_Directions_
Leave out the pictures; transcribe all else exactly.

_Source excerpt_
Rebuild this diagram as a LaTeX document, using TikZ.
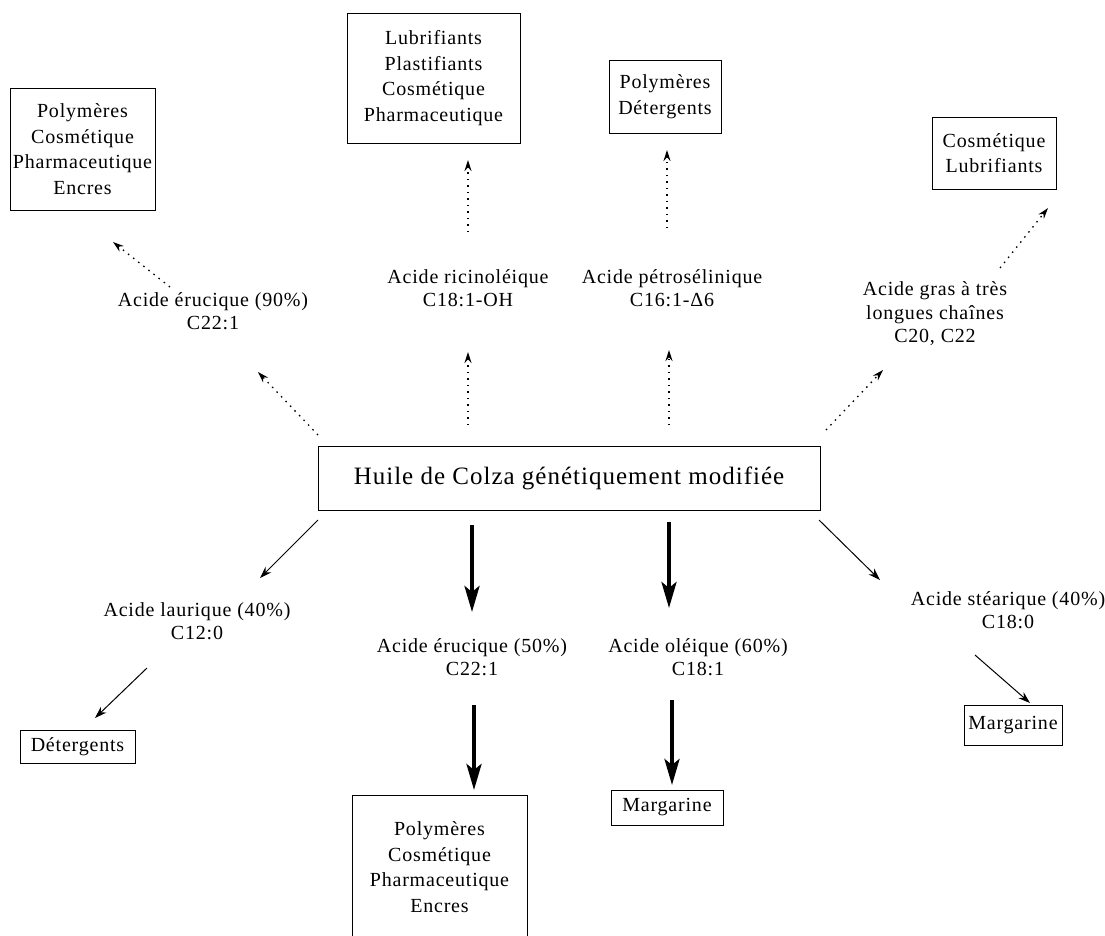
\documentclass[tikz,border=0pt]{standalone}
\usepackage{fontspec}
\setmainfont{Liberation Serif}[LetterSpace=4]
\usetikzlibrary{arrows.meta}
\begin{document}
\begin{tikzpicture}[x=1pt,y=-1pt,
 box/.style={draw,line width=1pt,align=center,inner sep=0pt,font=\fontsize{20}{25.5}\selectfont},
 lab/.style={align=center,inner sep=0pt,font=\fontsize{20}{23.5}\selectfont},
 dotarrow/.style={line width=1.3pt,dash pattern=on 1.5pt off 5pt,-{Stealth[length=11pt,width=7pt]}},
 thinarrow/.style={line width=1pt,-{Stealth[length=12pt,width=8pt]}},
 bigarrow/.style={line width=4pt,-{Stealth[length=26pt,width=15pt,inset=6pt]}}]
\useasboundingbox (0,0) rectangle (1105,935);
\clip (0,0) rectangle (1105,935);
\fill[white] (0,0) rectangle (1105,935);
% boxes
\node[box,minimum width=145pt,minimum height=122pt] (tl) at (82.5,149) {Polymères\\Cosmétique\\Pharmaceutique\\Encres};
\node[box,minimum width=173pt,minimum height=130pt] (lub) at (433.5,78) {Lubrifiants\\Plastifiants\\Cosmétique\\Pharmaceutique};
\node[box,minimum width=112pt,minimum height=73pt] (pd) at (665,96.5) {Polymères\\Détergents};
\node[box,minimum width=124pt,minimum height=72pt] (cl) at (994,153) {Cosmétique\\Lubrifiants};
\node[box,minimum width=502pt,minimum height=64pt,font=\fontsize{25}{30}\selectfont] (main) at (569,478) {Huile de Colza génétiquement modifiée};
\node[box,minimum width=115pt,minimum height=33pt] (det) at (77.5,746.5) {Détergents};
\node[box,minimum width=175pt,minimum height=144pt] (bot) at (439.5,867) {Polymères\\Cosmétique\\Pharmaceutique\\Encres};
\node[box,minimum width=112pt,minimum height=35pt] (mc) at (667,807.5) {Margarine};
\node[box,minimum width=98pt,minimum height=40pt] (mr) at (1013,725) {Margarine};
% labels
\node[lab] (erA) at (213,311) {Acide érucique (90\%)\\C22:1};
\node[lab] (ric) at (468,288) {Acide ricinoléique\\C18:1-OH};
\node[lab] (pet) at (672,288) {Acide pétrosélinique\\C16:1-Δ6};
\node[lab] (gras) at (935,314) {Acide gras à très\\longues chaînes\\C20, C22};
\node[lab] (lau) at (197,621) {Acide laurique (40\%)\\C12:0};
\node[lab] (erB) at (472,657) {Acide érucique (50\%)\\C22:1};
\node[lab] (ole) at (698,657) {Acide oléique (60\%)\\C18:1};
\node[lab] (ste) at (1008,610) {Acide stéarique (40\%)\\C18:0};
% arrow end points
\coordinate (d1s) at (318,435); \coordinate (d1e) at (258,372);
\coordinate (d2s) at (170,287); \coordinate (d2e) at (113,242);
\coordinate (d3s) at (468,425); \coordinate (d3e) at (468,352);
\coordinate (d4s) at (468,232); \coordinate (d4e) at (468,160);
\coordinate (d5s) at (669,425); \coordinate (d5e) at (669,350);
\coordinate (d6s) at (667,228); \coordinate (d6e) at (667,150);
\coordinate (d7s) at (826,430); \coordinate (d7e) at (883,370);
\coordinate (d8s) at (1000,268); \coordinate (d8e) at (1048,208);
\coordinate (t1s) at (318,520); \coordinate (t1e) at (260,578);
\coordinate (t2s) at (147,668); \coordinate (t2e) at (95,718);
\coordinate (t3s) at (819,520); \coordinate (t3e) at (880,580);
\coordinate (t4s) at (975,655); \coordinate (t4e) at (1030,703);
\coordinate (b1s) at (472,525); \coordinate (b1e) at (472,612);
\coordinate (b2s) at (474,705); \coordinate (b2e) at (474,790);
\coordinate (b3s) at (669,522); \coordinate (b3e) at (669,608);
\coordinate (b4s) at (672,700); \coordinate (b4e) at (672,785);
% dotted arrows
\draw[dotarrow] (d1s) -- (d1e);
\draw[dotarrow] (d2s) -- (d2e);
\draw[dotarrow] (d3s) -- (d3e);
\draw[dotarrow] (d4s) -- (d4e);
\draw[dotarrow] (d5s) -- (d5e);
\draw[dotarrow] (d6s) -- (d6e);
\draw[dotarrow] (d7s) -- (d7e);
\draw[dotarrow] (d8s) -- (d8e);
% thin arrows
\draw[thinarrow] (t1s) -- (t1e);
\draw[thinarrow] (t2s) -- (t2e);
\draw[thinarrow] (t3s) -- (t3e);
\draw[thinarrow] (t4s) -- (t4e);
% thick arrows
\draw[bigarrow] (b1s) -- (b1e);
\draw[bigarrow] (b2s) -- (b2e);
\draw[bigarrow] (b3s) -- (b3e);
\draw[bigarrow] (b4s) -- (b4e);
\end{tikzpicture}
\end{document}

_Reply to the exercise_
Rebuild this diagram as a LaTeX document, using TikZ.
\documentclass[tikz,border=0pt]{standalone}
\usepackage{fontspec}
\setmainfont{Liberation Serif}[LetterSpace=4]
\usetikzlibrary{arrows.meta}
\begin{document}
\begin{tikzpicture}[x=1pt,y=-1pt,
 box/.style={draw,line width=1pt,align=center,inner sep=0pt,font=\fontsize{20}{25.5}\selectfont},
 lab/.style={align=center,inner sep=0pt,font=\fontsize{20}{23.5}\selectfont},
 dotarrow/.style={line width=1.3pt,dash pattern=on 1.5pt off 5pt,-{Stealth[length=11pt,width=7pt]}},
 thinarrow/.style={line width=1pt,-{Stealth[length=12pt,width=8pt]}},
 bigarrow/.style={line width=4pt,-{Stealth[length=26pt,width=15pt,inset=6pt]}}]
\useasboundingbox (0,0) rectangle (1105,935);
\clip (0,0) rectangle (1105,935);
\fill[white] (0,0) rectangle (1105,935);
% boxes
\node[box,minimum width=145pt,minimum height=122pt] (tl) at (82.5,149) {Polymères\\Cosmétique\\Pharmaceutique\\Encres};
\node[box,minimum width=173pt,minimum height=130pt] (lub) at (433.5,78) {Lubrifiants\\Plastifiants\\Cosmétique\\Pharmaceutique};
\node[box,minimum width=112pt,minimum height=73pt] (pd) at (665,96.5) {Polymères\\Détergents};
\node[box,minimum width=124pt,minimum height=72pt] (cl) at (994,153) {Cosmétique\\Lubrifiants};
\node[box,minimum width=502pt,minimum height=64pt,font=\fontsize{25}{30}\selectfont] (main) at (569,478) {Huile de Colza génétiquement modifiée};
\node[box,minimum width=115pt,minimum height=33pt] (det) at (77.5,746.5) {Détergents};
\node[box,minimum width=175pt,minimum height=144pt] (bot) at (439.5,867) {Polymères\\Cosmétique\\Pharmaceutique\\Encres};
\node[box,minimum width=112pt,minimum height=35pt] (mc) at (667,807.5) {Margarine};
\node[box,minimum width=98pt,minimum height=40pt] (mr) at (1013,725) {Margarine};
% labels
\node[lab] (erA) at (213,311) {Acide érucique (90\%)\\C22:1};
\node[lab] (ric) at (468,288) {Acide ricinoléique\\C18:1-OH};
\node[lab] (pet) at (672,288) {Acide pétrosélinique\\C16:1-Δ6};
\node[lab] (gras) at (935,314) {Acide gras à très\\longues chaînes\\C20, C22};
\node[lab] (lau) at (197,621) {Acide laurique (40\%)\\C12:0};
\node[lab] (erB) at (472,657) {Acide érucique (50\%)\\C22:1};
\node[lab] (ole) at (698,657) {Acide oléique (60\%)\\C18:1};
\node[lab] (ste) at (1008,610) {Acide stéarique (40\%)\\C18:0};
% arrow end points
\coordinate (d1s) at (318,435); \coordinate (d1e) at (258,372);
\coordinate (d2s) at (170,287); \coordinate (d2e) at (113,242);
\coordinate (d3s) at (468,425); \coordinate (d3e) at (468,352);
\coordinate (d4s) at (468,232); \coordinate (d4e) at (468,160);
\coordinate (d5s) at (669,425); \coordinate (d5e) at (669,350);
\coordinate (d6s) at (667,228); \coordinate (d6e) at (667,150);
\coordinate (d7s) at (826,430); \coordinate (d7e) at (883,370);
\coordinate (d8s) at (1000,268); \coordinate (d8e) at (1048,208);
\coordinate (t1s) at (318,520); \coordinate (t1e) at (260,578);
\coordinate (t2s) at (147,668); \coordinate (t2e) at (95,718);
\coordinate (t3s) at (819,520); \coordinate (t3e) at (880,580);
\coordinate (t4s) at (975,655); \coordinate (t4e) at (1030,703);
\coordinate (b1s) at (472,525); \coordinate (b1e) at (472,612);
\coordinate (b2s) at (474,705); \coordinate (b2e) at (474,790);
\coordinate (b3s) at (669,522); \coordinate (b3e) at (669,608);
\coordinate (b4s) at (672,700); \coordinate (b4e) at (672,785);
% dotted arrows
\draw[dotarrow] (d1s) -- (d1e);
\draw[dotarrow] (d2s) -- (d2e);
\draw[dotarrow] (d3s) -- (d3e);
\draw[dotarrow] (d4s) -- (d4e);
\draw[dotarrow] (d5s) -- (d5e);
\draw[dotarrow] (d6s) -- (d6e);
\draw[dotarrow] (d7s) -- (d7e);
\draw[dotarrow] (d8s) -- (d8e);
% thin arrows
\draw[thinarrow] (t1s) -- (t1e);
\draw[thinarrow] (t2s) -- (t2e);
\draw[thinarrow] (t3s) -- (t3e);
\draw[thinarrow] (t4s) -- (t4e);
% thick arrows
\draw[bigarrow] (b1s) -- (b1e);
\draw[bigarrow] (b2s) -- (b2e);
\draw[bigarrow] (b3s) -- (b3e);
\draw[bigarrow] (b4s) -- (b4e);
\end{tikzpicture}
\end{document}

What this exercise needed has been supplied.